ACCRÉDITATIONS / LABELS, ECOLES DE MANAGEMENT

Ecoles de management : au cœur du processus d’accréditation

Combien avez-vous de professeurs permanents ? Combien d’articles publient-ils dans les grandes revues de recherche ? Avec quels établissements êtes-vous partenaire ? Sont-ils accrédités ? Comment travaillez-vous avec vos alumni ? Faites-vous de la formation continue ? Les questions que peuvent poser les accréditeurs aux écoles de management sont multiples et touchent au plus profond de leur identité. Et ce n’est pas toujours facile ! « En France c’est parfois la première fois qu’on leur demande de rendre compte quand les anglo-saxons font constamment du reporting », commente Thierry Grange, président du conseil stratégique de Grenoble EM, membre de la CEFDG, de l’EFMD et de l’AACSB au sein de laquelle il a été l’un des principaux responsables de la remise à plat récente des critères d’évaluation.
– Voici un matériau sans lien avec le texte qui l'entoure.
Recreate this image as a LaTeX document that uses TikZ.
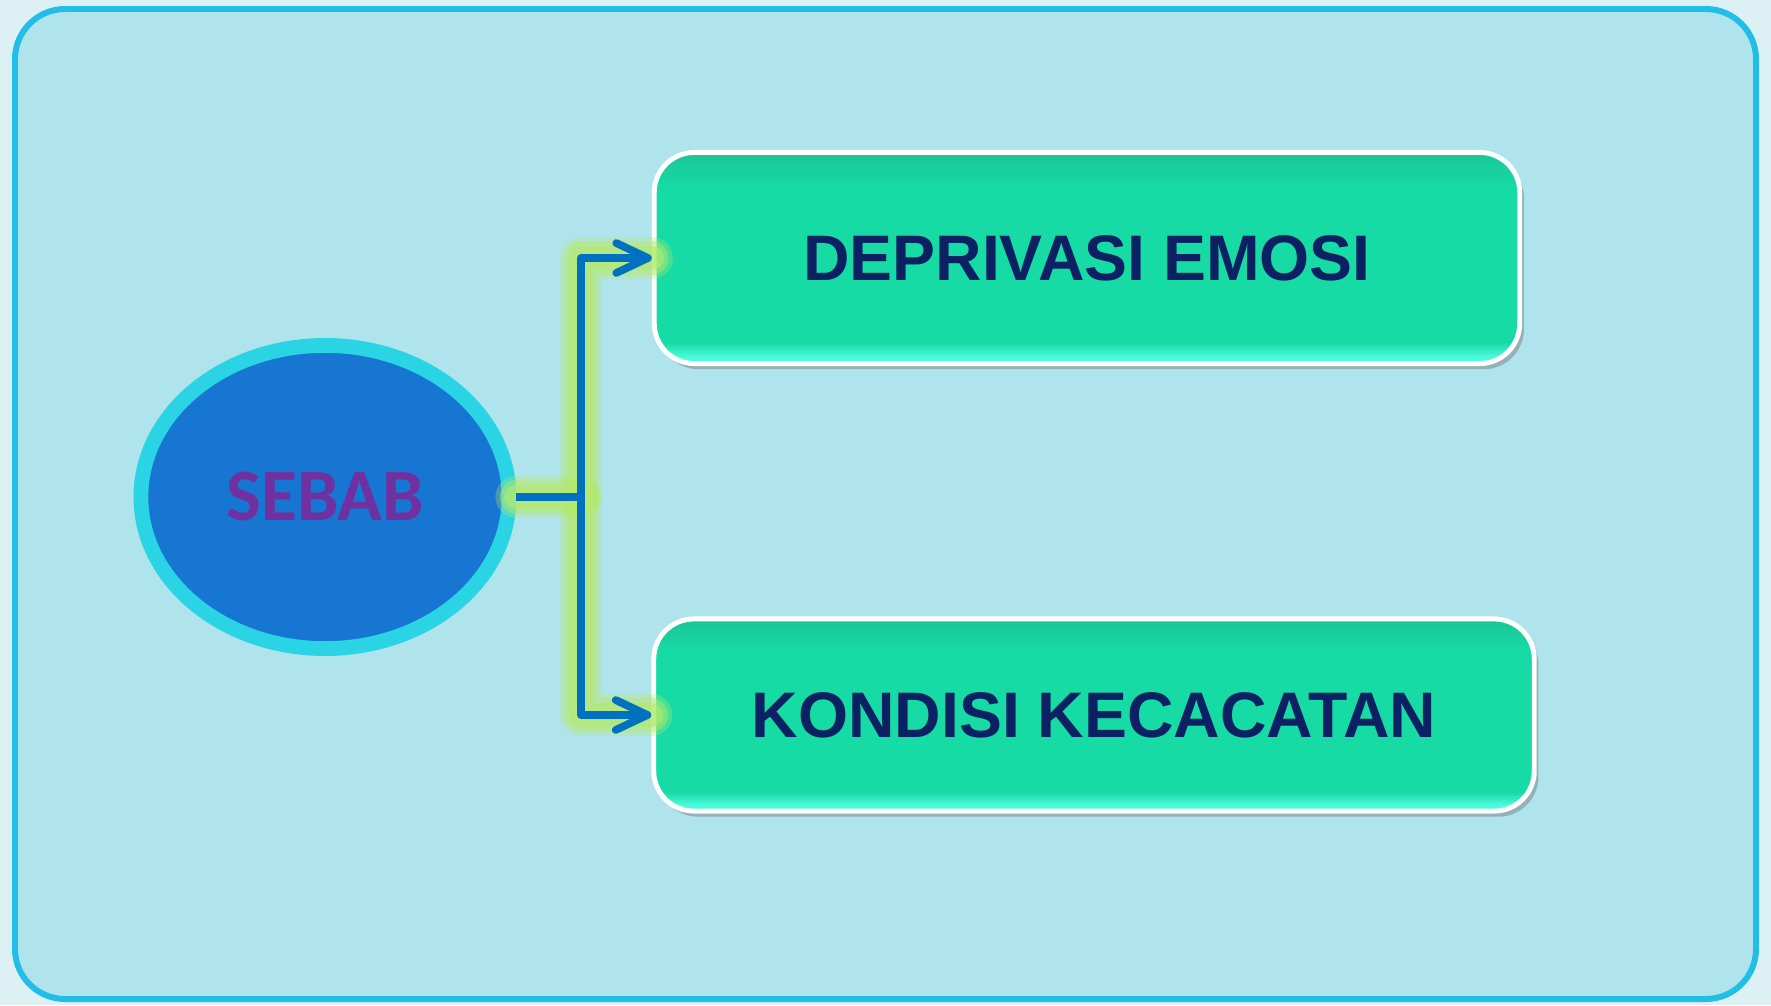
\documentclass[tikz,border=0pt]{standalone}
\usepackage{fontspec}
\usetikzlibrary{arrows.meta,shapes.geometric,shadows}
\newfontfamily\sebabfont{Carlito}
\newfontfamily\boxfont{Liberation Sans}
\definecolor{bgpale}{HTML}{DDF1F5}
\definecolor{framefill}{HTML}{B0E4EC}
\definecolor{frameline}{HTML}{22BEE8}
\definecolor{ringcyan}{HTML}{2AD4E4}
\definecolor{ovalblue}{HTML}{1676D2}
\definecolor{sebabpurple}{HTML}{7030A0}
\definecolor{linkblue}{HTML}{0070C0}
\definecolor{glowgreen}{HTML}{B4EA6E}
\definecolor{boxtop}{HTML}{1BC497}
\definecolor{boxmid}{HTML}{17DBA4}
\definecolor{boxbottom}{HTML}{4CFCDC}
\definecolor{textnavy}{HTML}{0B2164}
\pgfdeclareverticalshading{boxshade}{100bp}{color(0bp)=(boxbottom); color(26.5bp)=(boxbottom);
    color(30bp)=(boxmid); color(67bp)=(boxmid); color(75bp)=(boxtop); color(100bp)=(boxtop)}

\begin{document}
\begin{tikzpicture}[x=0.01cm,y=-0.01cm,
        oval/.style={ellipse,draw=ringcyan,line width=4.2pt,fill=ovalblue,inner sep=0pt,
            minimum width=3.68cm,minimum height=3.03cm,
            drop shadow={shadow xshift=1pt,shadow yshift=-1.5pt,fill=black!60,opacity=.45},
            font=\sebabfont\bfseries\fontsize{21}{21}\selectfont,text=sebabpurple},
        causebox/.style={rounded corners=0.4cm,draw=white,line width=1.4pt,shading=boxshade,
            drop shadow={shadow xshift=1.2pt,shadow yshift=-1.6pt,fill=black!55,opacity=.45},
            font=\boxfont\bfseries\fontsize{18.3}{18.3}\selectfont,text=textnavy},
        glow/.style={glowgreen,line cap=round,line join=round},
        link/.style={line width=2.2pt,linkblue,line join=round}]
            \useasboundingbox (0,0) rectangle (1771,1005);
            \fill[bgpale] (0,0) rectangle (1771,1005);
            \draw[frameline,fill=framefill,line width=1.7pt,rounded corners=0.5cm] (15,9) rectangle (1756,999);

            \node[oval] (sebab) at (325,497) {SEBAB};
            \node[causebox,minimum width=8.65cm,minimum height=2.11cm] (emosi) at (1087,258) {DEPRIVASI EMOSI};
            \node[causebox,minimum width=8.80cm,minimum height=1.92cm] (cacat) at (1094,715) {KONDISI KECACATAN};
            \coordinate (split) at (581,497);

            % soft glow under the connectors
            \foreach \w/\o in {12/.3,9.5/.45,7/.6}{
                \draw[glow,line width=\w pt,opacity=\o] (sebab.east) -- (split);
                \draw[glow,line width=\w pt,opacity=\o] (split) |- (emosi.west);
                \draw[glow,line width=\w pt,opacity=\o] (split) |- (cacat.west);
            }
            \draw[link] (sebab.east) -- (split);
            \draw[link,-{Straight Barb[length=9pt,width=8.5pt,round]}] (split) |- (emosi.west);
            \draw[link,-{Straight Barb[length=9pt,width=8.5pt,round]}] (split) |- (cacat.west);
        \end{tikzpicture}
\end{document}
L’Essec vient de recevoir une troisième accréditation, celle de l’Amba, après l’AACSB et Equis

Prouver sa valeur

Si les écoles de management se battent pour obtenir les précieux sésames c’est qu’ils constituent autant de preuves de leurs valeurs auprès des étudiants – français mais surtout étrangers -, de leurs parents comme de leurs homologues dans le monde. « Lors des congrès de l’AACSB (Association to Advance Collegiate Schools of Business) chacun porte un badge sur lequel est marqué son nom bien sûr mais aussi si son école est membre ou seulement observatrice. Eh bien j’ai vu des directeurs d’écoles aller vers moi pour se présenter puis faire demi tour en constatant que nous n’étions pas encore accrédités », se souvient Isabelle Barth, qui a pu ensuite constater tout l’intérêt qu’il y avait pour son école d’intéger un « club » aussi fermé que l’AACSB. Après avoir été accréditée par l’AACSB en 2012, Rennes SB avait reçu 50% de plus de candidatures d’étudiants étrangers en 2013. Et même si parents et étudiants ne regardent pas forcément toutes ces accréditations en priorité ils le font par le prisme de classements qui leur donnent une importance majeure.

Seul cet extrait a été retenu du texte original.